In fact, I'm pretty sure the only thing I didn't join was HotEnough.com because regretfully, I was not, in fact, hot enough (those pretenious good-looking losers).

Now I'm at the point where it is just all too much. I can't keep up. I actually had to make a list of my user names and passwords for each site. And now, a quick online excursion just to check my email ends five hours later with me trying to keep up with all my profiles.

And I'm not the only one. It seems other people are just as stressed out. According to this article on Sacbee.com, too many social networking sites can stress a person out and make the interactions they do have online less meaningful.

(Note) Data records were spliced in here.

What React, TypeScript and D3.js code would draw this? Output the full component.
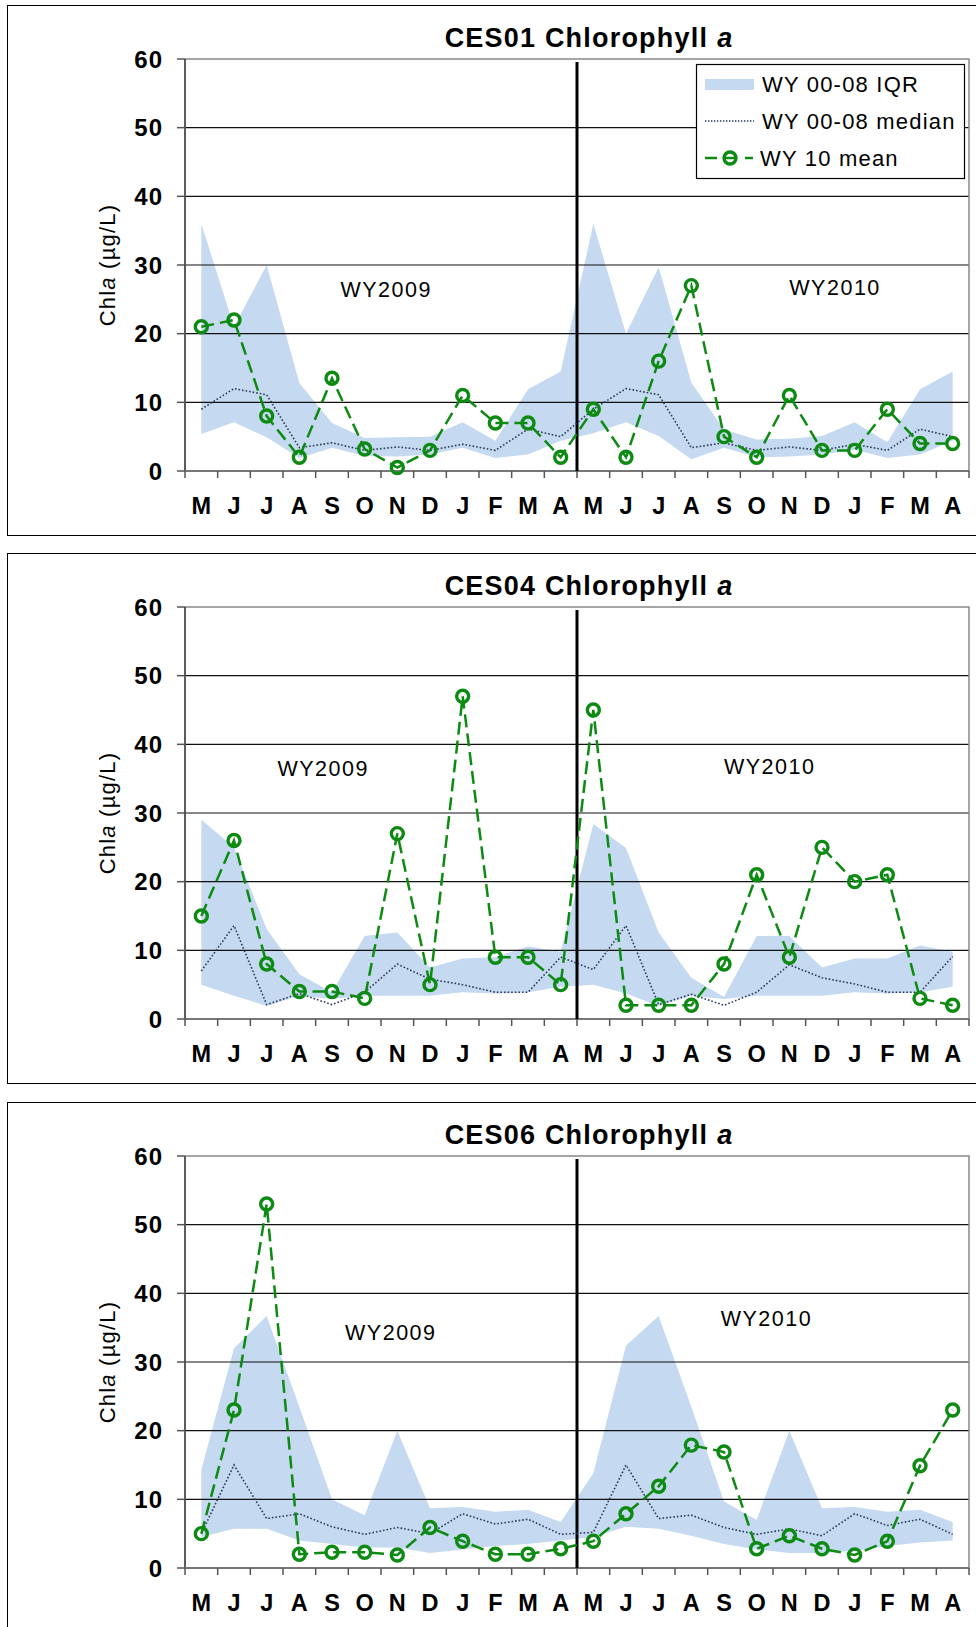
import React from 'react';
import * as d3 from 'd3';

// month of the two water years, May 2008 .. Apr 2010
const monthLabels = ['M', 'J', 'J', 'A', 'S', 'O', 'N', 'D', 'J', 'F', 'M', 'A',
  'M', 'J', 'J', 'A', 'S', 'O', 'N', 'D', 'J', 'F', 'M', 'A'];
const yTicks = [0, 10, 20, 30, 40, 50, 60];

// CES01
const ces01Mean = [21, 22, 8, 2, 13.5, 3.2, 0.5, 3, 11, 7, 7, 2, 9, 2, 16, 27, 5, 2, 11, 3, 3, 9, 4, 4];
const ces01Median = [9, 12, 11.1, 3.4, 4.1, 3, 3.5, 3, 3.9, 3, 6.1, 5, 9, 12, 11.1, 3.4, 4.1, 3, 3.5, 3, 3.9, 3, 6.1, 5];
const ces01Q3 = [36, 21, 30, 12.8, 7, 4.8, 4.9, 5, 7.1, 4.4, 11.9, 14.5, 36, 20, 29.7, 12.9, 6, 4.6, 4.7, 5.1, 7.1, 4.2, 11.9, 14.5];
const ces01Q1 = [5.4, 7.1, 4.9, 1.9, 3.4, 2.2, 2.1, 2.4, 3.4, 1.9, 2.4, 4.4, 5.5, 7.1, 5.1, 1.7, 3.4, 2, 2.1, 2.4, 3.1, 1.9, 2.4, 4.4];

// CES04
const ces04Mean = [15, 26, 8, 4, 4, 3, 27, 5, 47, 9, 9, 5, 45, 2, 2, 2, 8, 21, 9, 25, 20, 21, 3, 2];
const ces04Median = [7, 13.6, 2.1, 3.7, 2.1, 3.9, 8, 5.8, 5, 3.9, 3.9, 9, 7.2, 13.6, 2.1, 3.6, 2, 3.9, 7.9, 6, 5.1, 3.9, 3.9, 9.1];
const ces04Q3 = [29, 25, 13.1, 6.5, 3.9, 12.1, 12.6, 7.5, 8.8, 9, 10.6, 9.8, 28.4, 24.9, 12.6, 6, 3.2, 12.1, 12.1, 7.5, 8.8, 8.8, 10.7, 9.8];
const ces04Q1 = [5, 3.4, 1.9, 3.4, 2.9, 3.4, 3.4, 3.4, 3.9, 3.7, 3.9, 4.7, 5, 3.7, 1.9, 3.4, 2.9, 3.4, 3.4, 3.4, 3.9, 3.7, 3.9, 4.7];

// CES06
const ces06Mean = [5, 23, 53, 2, 2.3, 2.3, 1.9, 5.9, 3.9, 2, 2, 2.8, 3.9, 7.9, 11.9, 17.9, 16.9, 2.8, 4.7, 2.8, 1.9, 3.9, 14.9, 23];
const ces06Median = [5, 15, 7.2, 7.9, 6, 4.9, 5.9, 5, 7.9, 6.4, 7.1, 4.9, 5.2, 15, 7.2, 7.7, 5.9, 4.9, 5.7, 4.7, 7.9, 6.2, 7.1, 4.9];
const ces06Q3 = [14.3, 32, 36.7, 23.5, 10, 7.7, 20, 8.7, 8.9, 8.2, 8.5, 6.7, 13.8, 32.4, 36.7, 23.5, 9.7, 7, 20, 8.7, 8.9, 8.2, 8.5, 6.7];
const ces06Q1 = [4.5, 5.7, 5.7, 4, 3.5, 3, 3, 2.2, 2.7, 3.2, 3.5, 4, 4.5, 6, 5.7, 4.7, 3.5, 2.7, 2.2, 2.2, 2.5, 3.2, 3.7, 4];

const FONT = '"Liberation Sans", Arial, sans-serif';
const GREEN = '#0d8a12';
const BAND = '#c5daf0';

function Panel({ top, station, mean, median, q1, q3, wy09, wy10, legend }) {
  const left = 185, right = 969;
  const plotTop = top + 54, plotBottom = top + 466;

  const x = d3.scaleBand().domain(d3.range(monthLabels.length)).range([left, right]);
  const cx = (i) => x(i) + x.bandwidth() / 2;
  const y = d3.scaleLinear().domain([0, 60]).range([plotBottom, plotTop]);

  const band = d3.area().x((d, i) => cx(i)).y0((d, i) => y(q1[i])).y1((d) => y(d));
  const line = d3.line().x((d, i) => cx(i)).y((d) => y(d));

  const divX = x(12);

  return (
    <g>
      <rect x={7.5} y={top + 0.5} width={990} height={530} fill="#fff" stroke="#000" strokeWidth={1} />
      <text x={589} y={top + 42} textAnchor="middle" fontFamily={FONT} fontWeight="bold" fontSize={27} letterSpacing={1.2}>
        {station} Chlorophyll<tspan dx={9} fontStyle="italic">a</tspan>
      </text>

      <path d={band(q3)} fill={BAND} />

      {yTicks.map((t) => (
        <g key={t}>
          {t > 0 && t < 60 && <line x1={left} x2={right} y1={y(t)} y2={y(t)} stroke="#111" strokeWidth={1.2} />}
          <line x1={left - 8} x2={left} y1={y(t)} y2={y(t)} stroke="#555" strokeWidth={1.5} />
          <text x={163} y={y(t)} dy="0.36em" textAnchor="end" fontFamily={FONT} fontWeight="bold" fontSize={24} letterSpacing={1}>{t}</text>
        </g>
      ))}
      <rect x={left} y={plotTop} width={right - left} height={plotBottom - plotTop} fill="none" stroke="#888" strokeWidth={1.5} />
      <line x1={left} x2={left} y1={plotTop} y2={plotBottom} stroke="#444" strokeWidth={1.5} />
      <line x1={left} x2={right} y1={plotBottom} y2={plotBottom} stroke="#777" strokeWidth={2} />

      {d3.range(monthLabels.length + 1).map((i) => {
        const tx = i < monthLabels.length ? x(i) : right;
        return <line key={i} x1={tx} x2={tx} y1={plotBottom} y2={plotBottom + 7} stroke="#555" strokeWidth={1.5} />;
      })}
      {monthLabels.map((m, i) => (
        <text key={i} x={cx(i)} y={top + 501} dy="0.36em" textAnchor="middle" fontFamily={FONT} fontWeight="bold" fontSize={23.5}>{m}</text>
      ))}

      <text transform={`translate(107,${(plotTop + plotBottom) / 2}) rotate(-90)`} textAnchor="middle" dy="0.36em"
        fontFamily={FONT} fontSize={22} letterSpacing={1.2}>
        Chl<tspan fontStyle="italic">a</tspan> (µg/L)
      </text>

      <text x={cx(0) + (wy09[0]) * x.bandwidth()} y={y(wy09[1])} dy="0.36em" textAnchor="middle" fontFamily={FONT} fontSize={21.5} letterSpacing={1.5}>WY2009</text>
      <text x={cx(0) + (wy10[0]) * x.bandwidth()} y={y(wy10[1])} dy="0.36em" textAnchor="middle" fontFamily={FONT} fontSize={21.5} letterSpacing={1.5}>WY2010</text>

      <line x1={divX} x2={divX} y1={plotTop + 3} y2={plotBottom} stroke="#000" strokeWidth={3} />

      <path d={line(median)} fill="none" stroke="#2a3a5c" strokeWidth={1.6} strokeDasharray="1.6,2" />
      <path d={line(mean)} fill="none" stroke={GREEN} strokeWidth={2.5} strokeDasharray="13,6" />
      {mean.map((v, i) => (
        <circle key={i} cx={cx(i)} cy={y(v)} r={6} fill="none" stroke={GREEN} strokeWidth={3.4} />
      ))}

      {legend && (
        <g fontFamily={FONT} fontSize={22} letterSpacing={1.2}>
          <rect x={696.5} y={64.5} width={268} height={114} fill="#fff" stroke="#000" strokeWidth={1.2} />
          <rect x={705} y={79} width={49} height={11} fill={BAND} />
          <text x={762} y={84} dy="0.36em">WY 00-08 IQR</text>
          <line x1={705} x2={754} y1={121} y2={121} stroke="#2a3a5c" strokeWidth={1.4} strokeDasharray="1.4,1.6" />
          <text x={762} y={121} dy="0.36em">WY 00-08 median</text>
          <line x1={705} x2={717} y1={158} y2={158} stroke={GREEN} strokeWidth={2.5} />
          <circle cx={730} cy={158} r={6} fill="none" stroke={GREEN} strokeWidth={3.4} />
          <line x1={723} x2={737} y1={158} y2={158} stroke={GREEN} strokeWidth={2.5} />
          <line x1={745} x2={753} y1={158} y2={158} stroke={GREEN} strokeWidth={2.5} />
          <text x={760} y={158} dy="0.36em">WY 10 mean</text>
        </g>
      )}
    </g>
  );
}

export default function App() {
  return (
    <svg width={976} height={1627} style={{ position: 'absolute', left: 0, top: 0, background: '#fff' }}>
      <rect width={976} height={1627} fill="#fff" />
      <Panel top={5} station="CES01" mean={ces01Mean} median={ces01Median} q1={ces01Q1} q3={ces01Q3}
        wy09={[5.66, 26.4]} wy10={[19.4, 26.8]} legend />
      <Panel top={553} station="CES04" mean={ces04Mean} median={ces04Median} q1={ces04Q1} q3={ces04Q3}
        wy09={[3.73, 36.5]} wy10={[17.4, 36.8]} legend={false} />
      <Panel top={1102} station="CES06" mean={ces06Mean} median={ces06Median} q1={ces06Q1} q3={ces06Q3}
        wy09={[5.8, 34.3]} wy10={[17.3, 36.4]} legend={false} />
    </svg>
  );
}
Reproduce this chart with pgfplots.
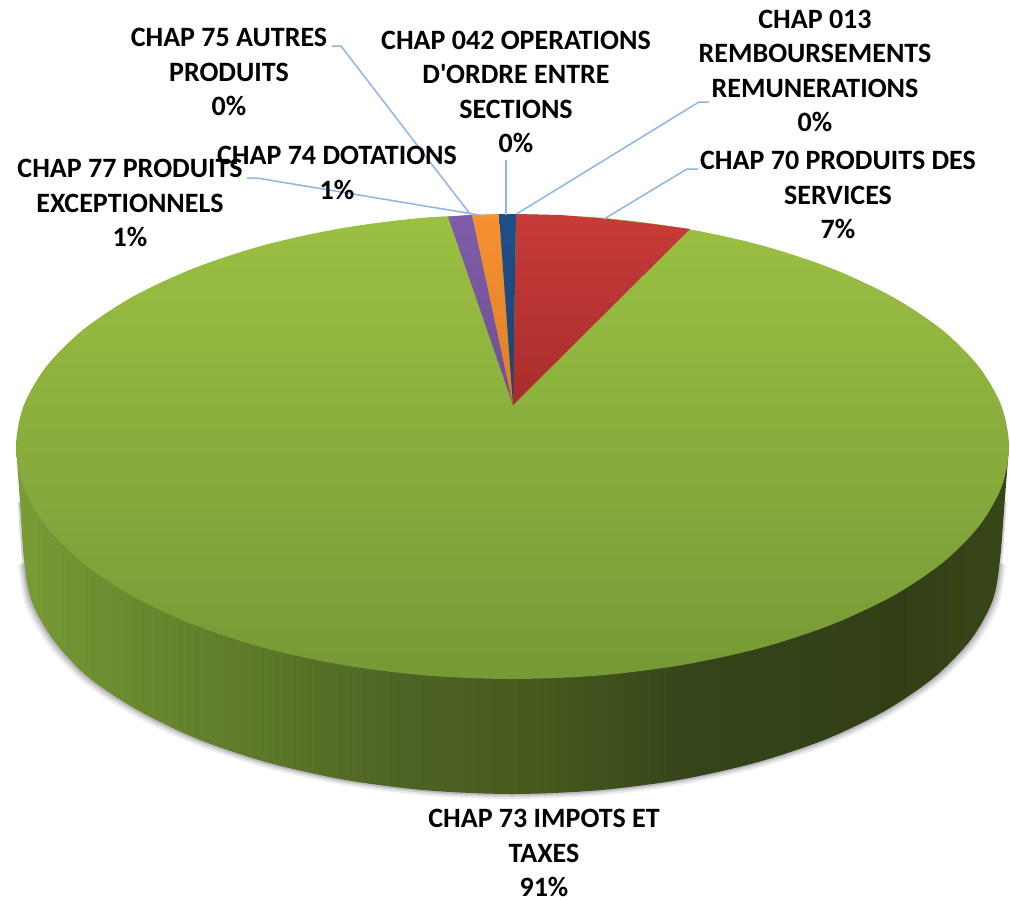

And in this blog on web-strategist.com, the blogger discusses more in-depth the many problems facing social networking sites due to their increasing numbers and membership.

So what's a social networking junkie supposed to do? Well, eventually something has got to give. And perhaps, maybe, it may be a good idea to walk away from the computer and actually have a face-to-face interaction with someone.

It's an odd concept, I know, but I'm told that's how we used to do it in the old days.